ATRP on the surface of AuNRs. We anticipate that the stronger photothermal effect associated with anisotropic AuNRs can activate ATRP reactions more easily under the near-infrared light irradiation (640 nm). An facilely polymerizable monomer, n-isopropylacrylamide, was selected as the model monomer for initial testing. By using reduced bulk temperatures (0 °C), we reduced the polymerization reaction rate to an inappreciable rate. A high-power NIR light source was used for the reaction. However, it is difficult to adjust the intensity of the near-infrared light, with the light being either too intense, which jeopardizes the particle stability, or too weak, which fails to initiate the polymerization. Therefore, we switched to the previous 532 nm wavelength laser to test the AuNRs, as the AuNRs also exhibit strong absorption near the 532 nm wavelength.

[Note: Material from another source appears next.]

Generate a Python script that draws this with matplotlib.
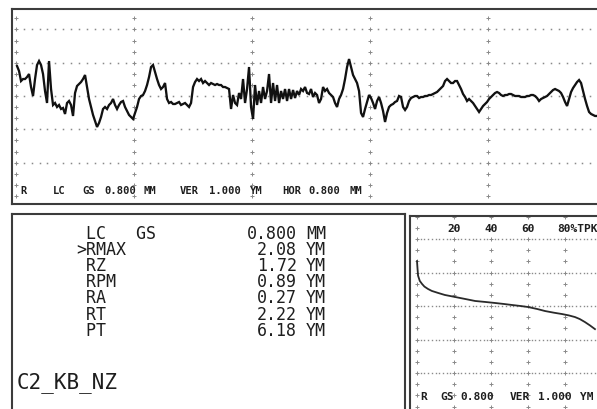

Similar results to spherical AuNP-based ATRP was observed, with polymers with MW from 700-3000 Da found on the particle surface by MALDI-TOF analysis. However, TEM failed to visualize any regioselectivity of the polymerization. It is possible that the characterization technique is not appropriate for this system, as the polymer and gold exhibit very different contrast, making it difficult to observe the polymer in the presence of the AuNR. Alternatively, the ATRP reaction under these conditions may not produce the regioselective polymer growth due to particle internal heat transfer. Therefore, additional work is required to optimize the choice of the light source, reaction solvent, and ligand, as well as to characterize the polymer-coated AuNPs more effectively, using for e.g. AFM and SEM.